• _TASK BRIEF_
Copy the lines from the start of the records below through the line containing "plt.rcParams['axes.unicode_minus'] = False", both included, and leave out the pictures.

>> Begin RECORDS SHOWN

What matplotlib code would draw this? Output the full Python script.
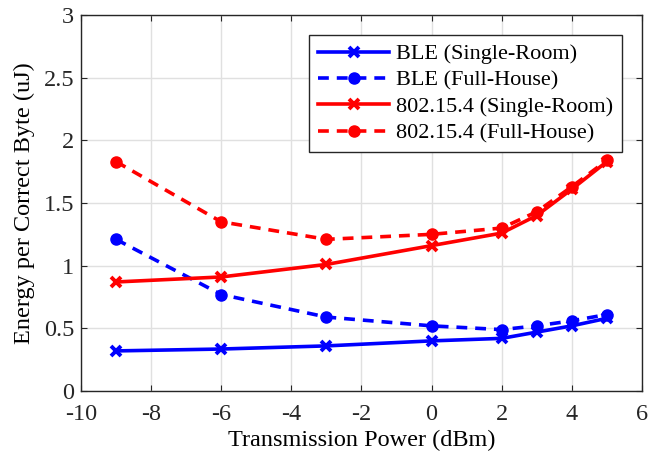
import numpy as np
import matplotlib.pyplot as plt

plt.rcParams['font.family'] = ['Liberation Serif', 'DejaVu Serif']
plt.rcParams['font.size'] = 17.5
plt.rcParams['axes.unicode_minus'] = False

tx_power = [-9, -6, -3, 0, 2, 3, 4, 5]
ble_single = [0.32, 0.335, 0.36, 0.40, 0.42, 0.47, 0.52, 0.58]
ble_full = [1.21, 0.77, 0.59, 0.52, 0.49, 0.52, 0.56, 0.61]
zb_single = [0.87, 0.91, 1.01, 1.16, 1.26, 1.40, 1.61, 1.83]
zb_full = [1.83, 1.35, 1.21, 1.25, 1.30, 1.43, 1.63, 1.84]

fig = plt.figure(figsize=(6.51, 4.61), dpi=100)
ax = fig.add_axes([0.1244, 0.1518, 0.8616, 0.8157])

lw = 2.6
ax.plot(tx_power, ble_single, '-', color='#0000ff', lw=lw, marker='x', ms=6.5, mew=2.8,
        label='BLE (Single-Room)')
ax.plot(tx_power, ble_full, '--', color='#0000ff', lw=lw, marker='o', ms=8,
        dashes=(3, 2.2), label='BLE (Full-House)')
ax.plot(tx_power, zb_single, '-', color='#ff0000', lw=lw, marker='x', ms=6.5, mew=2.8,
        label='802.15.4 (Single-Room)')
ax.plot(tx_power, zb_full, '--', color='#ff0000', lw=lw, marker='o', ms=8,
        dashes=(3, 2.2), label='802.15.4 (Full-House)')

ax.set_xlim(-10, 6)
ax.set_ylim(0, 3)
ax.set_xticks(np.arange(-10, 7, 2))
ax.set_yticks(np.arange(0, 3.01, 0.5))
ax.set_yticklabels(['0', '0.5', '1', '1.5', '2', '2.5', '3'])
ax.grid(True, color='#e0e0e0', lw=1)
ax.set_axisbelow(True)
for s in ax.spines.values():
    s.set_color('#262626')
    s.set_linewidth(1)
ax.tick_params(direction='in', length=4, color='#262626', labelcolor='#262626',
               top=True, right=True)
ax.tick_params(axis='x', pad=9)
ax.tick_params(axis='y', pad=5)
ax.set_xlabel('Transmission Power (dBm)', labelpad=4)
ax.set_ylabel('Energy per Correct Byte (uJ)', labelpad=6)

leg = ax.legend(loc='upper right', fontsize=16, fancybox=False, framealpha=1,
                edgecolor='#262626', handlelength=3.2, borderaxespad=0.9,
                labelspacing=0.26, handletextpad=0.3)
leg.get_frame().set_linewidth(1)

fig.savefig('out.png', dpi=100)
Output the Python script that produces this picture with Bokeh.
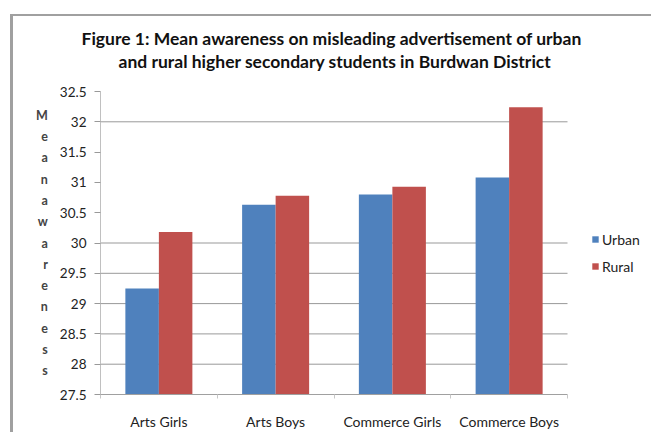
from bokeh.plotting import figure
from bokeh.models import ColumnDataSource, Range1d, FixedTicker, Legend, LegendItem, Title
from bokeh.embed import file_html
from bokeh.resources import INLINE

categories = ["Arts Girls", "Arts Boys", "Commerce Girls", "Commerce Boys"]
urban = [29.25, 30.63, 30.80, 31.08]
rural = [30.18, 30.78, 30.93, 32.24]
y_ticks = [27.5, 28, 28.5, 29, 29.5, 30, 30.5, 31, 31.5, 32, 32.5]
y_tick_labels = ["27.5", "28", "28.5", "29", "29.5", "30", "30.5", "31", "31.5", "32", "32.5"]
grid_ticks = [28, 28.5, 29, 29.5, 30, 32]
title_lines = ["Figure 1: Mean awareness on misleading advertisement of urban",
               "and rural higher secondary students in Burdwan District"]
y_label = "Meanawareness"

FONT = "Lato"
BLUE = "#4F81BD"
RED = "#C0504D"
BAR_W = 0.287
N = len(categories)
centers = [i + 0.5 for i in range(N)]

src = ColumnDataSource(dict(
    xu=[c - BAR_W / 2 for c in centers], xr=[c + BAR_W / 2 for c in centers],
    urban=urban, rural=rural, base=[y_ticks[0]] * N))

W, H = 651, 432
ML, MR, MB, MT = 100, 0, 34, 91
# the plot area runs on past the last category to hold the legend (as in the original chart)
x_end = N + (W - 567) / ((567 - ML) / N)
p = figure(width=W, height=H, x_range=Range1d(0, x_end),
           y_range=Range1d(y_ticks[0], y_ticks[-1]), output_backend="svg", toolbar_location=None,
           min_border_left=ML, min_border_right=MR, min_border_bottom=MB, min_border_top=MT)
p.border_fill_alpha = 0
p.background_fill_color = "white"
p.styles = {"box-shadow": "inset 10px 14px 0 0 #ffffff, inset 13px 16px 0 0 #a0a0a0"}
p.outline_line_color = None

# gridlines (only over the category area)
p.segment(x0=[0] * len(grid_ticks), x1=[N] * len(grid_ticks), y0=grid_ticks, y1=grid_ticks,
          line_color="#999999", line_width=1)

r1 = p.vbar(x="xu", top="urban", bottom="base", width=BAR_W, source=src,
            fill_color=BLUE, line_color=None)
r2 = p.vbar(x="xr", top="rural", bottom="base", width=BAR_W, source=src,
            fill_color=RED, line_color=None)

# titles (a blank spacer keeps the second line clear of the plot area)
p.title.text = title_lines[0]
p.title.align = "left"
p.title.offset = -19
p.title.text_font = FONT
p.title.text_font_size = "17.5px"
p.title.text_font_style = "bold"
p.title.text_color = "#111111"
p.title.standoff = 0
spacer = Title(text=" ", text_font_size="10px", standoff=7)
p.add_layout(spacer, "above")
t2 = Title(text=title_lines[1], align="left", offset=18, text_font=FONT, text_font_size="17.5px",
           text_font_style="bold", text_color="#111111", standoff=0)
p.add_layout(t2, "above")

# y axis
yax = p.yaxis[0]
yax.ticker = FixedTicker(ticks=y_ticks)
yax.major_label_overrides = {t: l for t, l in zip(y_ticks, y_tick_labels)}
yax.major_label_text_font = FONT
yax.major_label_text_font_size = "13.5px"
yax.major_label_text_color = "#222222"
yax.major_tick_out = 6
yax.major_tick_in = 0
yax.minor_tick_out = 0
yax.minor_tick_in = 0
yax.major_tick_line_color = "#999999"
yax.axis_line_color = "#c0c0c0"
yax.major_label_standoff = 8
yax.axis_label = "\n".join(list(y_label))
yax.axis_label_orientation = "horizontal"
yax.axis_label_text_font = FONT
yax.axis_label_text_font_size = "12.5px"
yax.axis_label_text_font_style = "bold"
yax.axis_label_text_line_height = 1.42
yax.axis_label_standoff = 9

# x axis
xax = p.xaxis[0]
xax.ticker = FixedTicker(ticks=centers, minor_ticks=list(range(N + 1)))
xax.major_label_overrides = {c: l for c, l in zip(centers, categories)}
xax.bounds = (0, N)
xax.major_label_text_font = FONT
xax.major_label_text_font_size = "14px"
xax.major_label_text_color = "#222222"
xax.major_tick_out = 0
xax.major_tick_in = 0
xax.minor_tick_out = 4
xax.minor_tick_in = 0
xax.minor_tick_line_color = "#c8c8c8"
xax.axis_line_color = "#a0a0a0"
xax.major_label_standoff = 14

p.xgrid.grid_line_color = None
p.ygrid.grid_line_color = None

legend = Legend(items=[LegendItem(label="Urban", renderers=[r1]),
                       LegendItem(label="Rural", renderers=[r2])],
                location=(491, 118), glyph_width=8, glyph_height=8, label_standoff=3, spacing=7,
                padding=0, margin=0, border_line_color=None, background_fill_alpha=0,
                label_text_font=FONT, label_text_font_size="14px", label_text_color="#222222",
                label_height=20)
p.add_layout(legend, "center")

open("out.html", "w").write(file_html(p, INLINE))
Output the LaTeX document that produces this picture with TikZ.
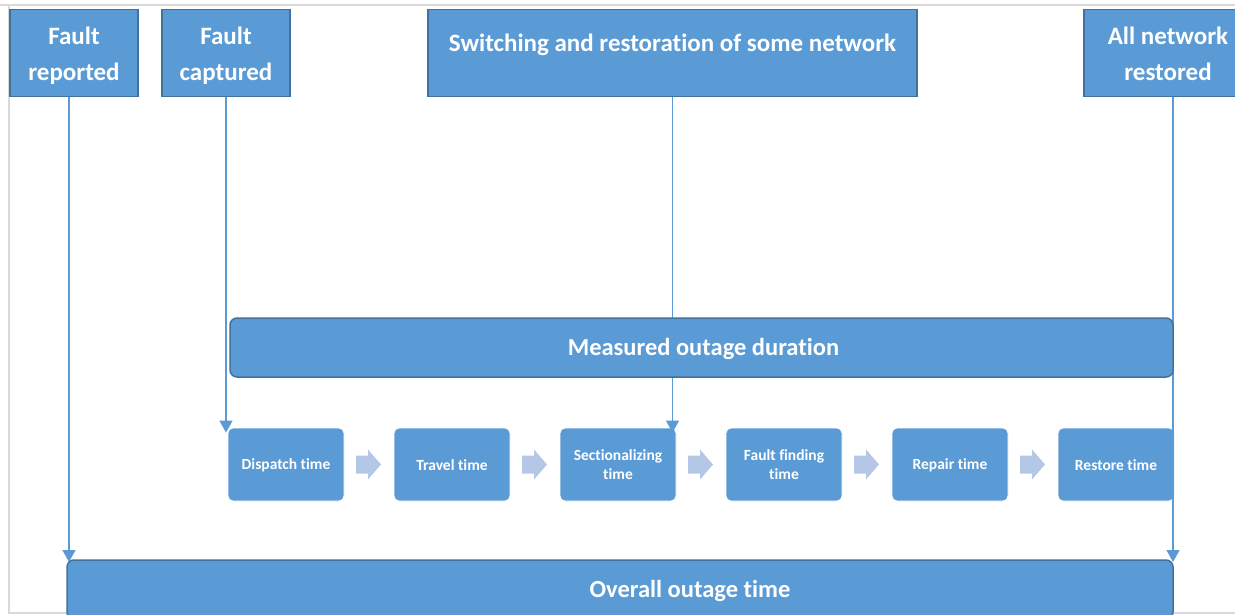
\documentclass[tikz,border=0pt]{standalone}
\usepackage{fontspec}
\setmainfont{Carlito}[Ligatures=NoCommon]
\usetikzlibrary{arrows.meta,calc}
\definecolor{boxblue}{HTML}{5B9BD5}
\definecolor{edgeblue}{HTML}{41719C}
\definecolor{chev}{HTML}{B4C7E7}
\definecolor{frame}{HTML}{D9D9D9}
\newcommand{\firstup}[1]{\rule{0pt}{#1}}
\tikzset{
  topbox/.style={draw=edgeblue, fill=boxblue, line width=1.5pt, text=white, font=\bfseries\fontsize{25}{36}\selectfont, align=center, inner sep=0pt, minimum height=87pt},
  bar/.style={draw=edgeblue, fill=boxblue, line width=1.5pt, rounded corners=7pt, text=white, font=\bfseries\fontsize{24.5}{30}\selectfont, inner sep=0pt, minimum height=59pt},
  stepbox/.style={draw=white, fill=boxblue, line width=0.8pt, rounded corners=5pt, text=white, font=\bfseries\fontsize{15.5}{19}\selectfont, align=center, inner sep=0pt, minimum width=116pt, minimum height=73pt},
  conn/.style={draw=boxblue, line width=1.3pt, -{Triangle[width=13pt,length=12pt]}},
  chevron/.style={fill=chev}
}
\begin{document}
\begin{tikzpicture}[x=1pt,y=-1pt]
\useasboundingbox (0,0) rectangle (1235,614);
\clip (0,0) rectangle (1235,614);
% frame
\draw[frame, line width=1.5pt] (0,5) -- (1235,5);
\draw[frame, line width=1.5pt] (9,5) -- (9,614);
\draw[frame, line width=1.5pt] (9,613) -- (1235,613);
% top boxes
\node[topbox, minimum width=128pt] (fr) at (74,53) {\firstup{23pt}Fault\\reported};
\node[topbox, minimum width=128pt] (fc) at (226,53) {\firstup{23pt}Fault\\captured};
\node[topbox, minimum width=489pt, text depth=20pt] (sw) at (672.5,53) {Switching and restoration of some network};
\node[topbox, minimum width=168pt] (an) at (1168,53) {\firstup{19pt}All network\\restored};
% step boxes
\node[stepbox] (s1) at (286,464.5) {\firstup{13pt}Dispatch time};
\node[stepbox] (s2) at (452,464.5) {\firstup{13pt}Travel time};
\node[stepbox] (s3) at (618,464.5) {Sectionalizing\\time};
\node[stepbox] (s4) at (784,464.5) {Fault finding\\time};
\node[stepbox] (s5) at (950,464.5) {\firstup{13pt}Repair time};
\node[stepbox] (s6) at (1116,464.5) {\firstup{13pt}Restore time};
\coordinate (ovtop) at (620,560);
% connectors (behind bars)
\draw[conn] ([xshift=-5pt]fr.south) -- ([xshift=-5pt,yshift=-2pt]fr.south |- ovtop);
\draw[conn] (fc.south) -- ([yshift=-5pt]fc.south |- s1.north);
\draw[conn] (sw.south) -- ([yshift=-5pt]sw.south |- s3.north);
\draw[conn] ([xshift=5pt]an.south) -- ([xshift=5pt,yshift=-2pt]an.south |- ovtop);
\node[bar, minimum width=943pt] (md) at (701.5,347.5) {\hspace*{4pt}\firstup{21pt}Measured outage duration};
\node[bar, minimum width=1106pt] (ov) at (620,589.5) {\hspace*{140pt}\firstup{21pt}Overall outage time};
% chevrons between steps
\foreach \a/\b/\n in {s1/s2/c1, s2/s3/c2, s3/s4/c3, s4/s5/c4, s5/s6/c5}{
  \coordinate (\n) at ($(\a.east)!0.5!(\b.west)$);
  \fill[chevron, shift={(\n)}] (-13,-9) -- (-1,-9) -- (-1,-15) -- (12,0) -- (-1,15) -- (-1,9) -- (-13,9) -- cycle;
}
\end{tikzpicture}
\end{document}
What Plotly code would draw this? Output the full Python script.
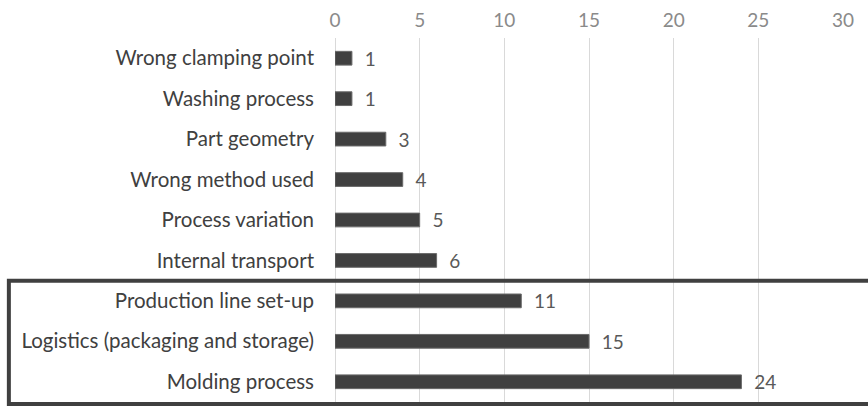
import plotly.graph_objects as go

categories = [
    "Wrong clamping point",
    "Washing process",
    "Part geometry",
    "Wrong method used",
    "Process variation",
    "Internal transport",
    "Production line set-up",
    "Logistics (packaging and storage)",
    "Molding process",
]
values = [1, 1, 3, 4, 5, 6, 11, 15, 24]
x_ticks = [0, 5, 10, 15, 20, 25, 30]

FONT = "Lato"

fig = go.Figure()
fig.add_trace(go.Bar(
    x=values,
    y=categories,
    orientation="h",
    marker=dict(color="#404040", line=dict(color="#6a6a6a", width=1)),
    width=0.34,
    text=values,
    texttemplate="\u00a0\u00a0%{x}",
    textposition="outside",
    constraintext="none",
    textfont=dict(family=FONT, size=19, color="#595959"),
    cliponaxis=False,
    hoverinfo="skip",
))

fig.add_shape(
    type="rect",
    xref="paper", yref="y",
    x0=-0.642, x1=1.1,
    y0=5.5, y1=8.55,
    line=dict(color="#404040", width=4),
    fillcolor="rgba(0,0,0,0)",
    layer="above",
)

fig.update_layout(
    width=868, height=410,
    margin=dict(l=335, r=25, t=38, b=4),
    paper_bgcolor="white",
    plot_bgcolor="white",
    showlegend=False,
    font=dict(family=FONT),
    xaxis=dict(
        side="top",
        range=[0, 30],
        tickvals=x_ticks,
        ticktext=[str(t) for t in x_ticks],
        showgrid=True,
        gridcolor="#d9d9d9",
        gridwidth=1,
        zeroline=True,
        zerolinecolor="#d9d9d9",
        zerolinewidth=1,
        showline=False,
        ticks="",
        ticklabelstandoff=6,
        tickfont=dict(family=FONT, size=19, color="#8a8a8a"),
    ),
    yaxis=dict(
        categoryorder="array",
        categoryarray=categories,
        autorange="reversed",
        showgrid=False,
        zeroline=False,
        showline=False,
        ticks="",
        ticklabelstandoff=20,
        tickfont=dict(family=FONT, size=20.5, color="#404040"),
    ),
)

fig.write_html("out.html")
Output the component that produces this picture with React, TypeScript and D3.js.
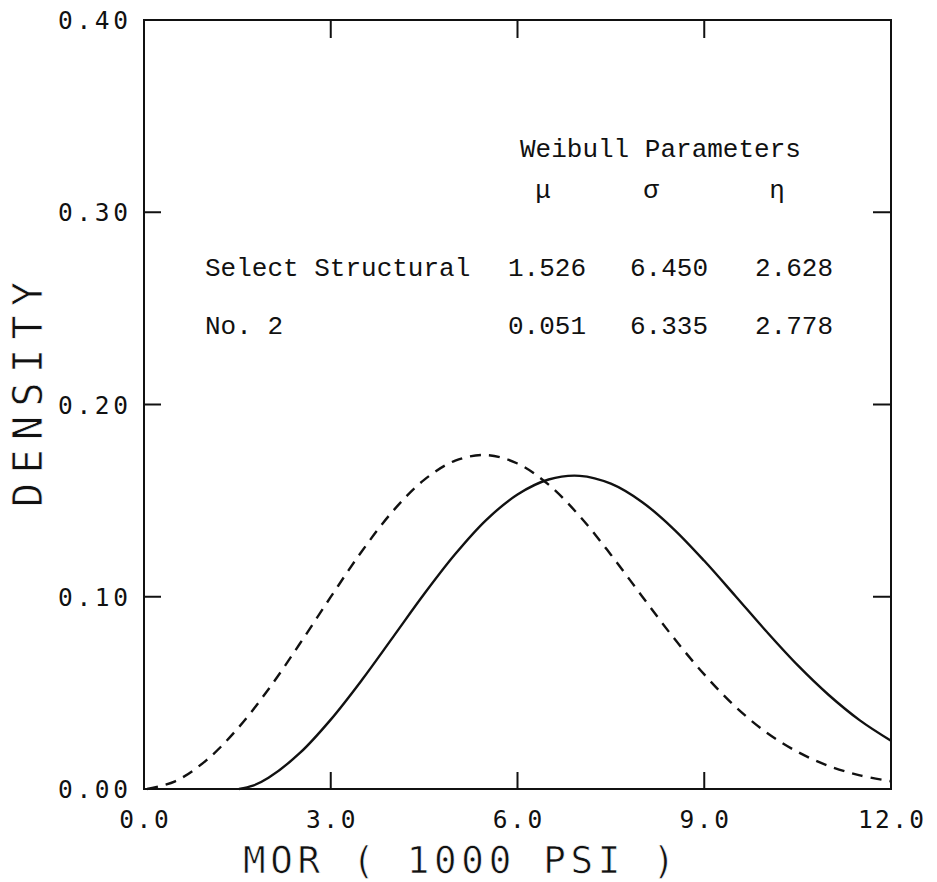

>> End RECORDS SHOWN

• _COMPLETED EXERCISE_
What matplotlib code would draw this? Output the full Python script.
import numpy as np
import matplotlib.pyplot as plt

plt.rcParams['font.family'] = ['Liberation Serif', 'DejaVu Serif']
plt.rcParams['font.size'] = 17.5
plt.rcParams['axes.unicode_minus'] = False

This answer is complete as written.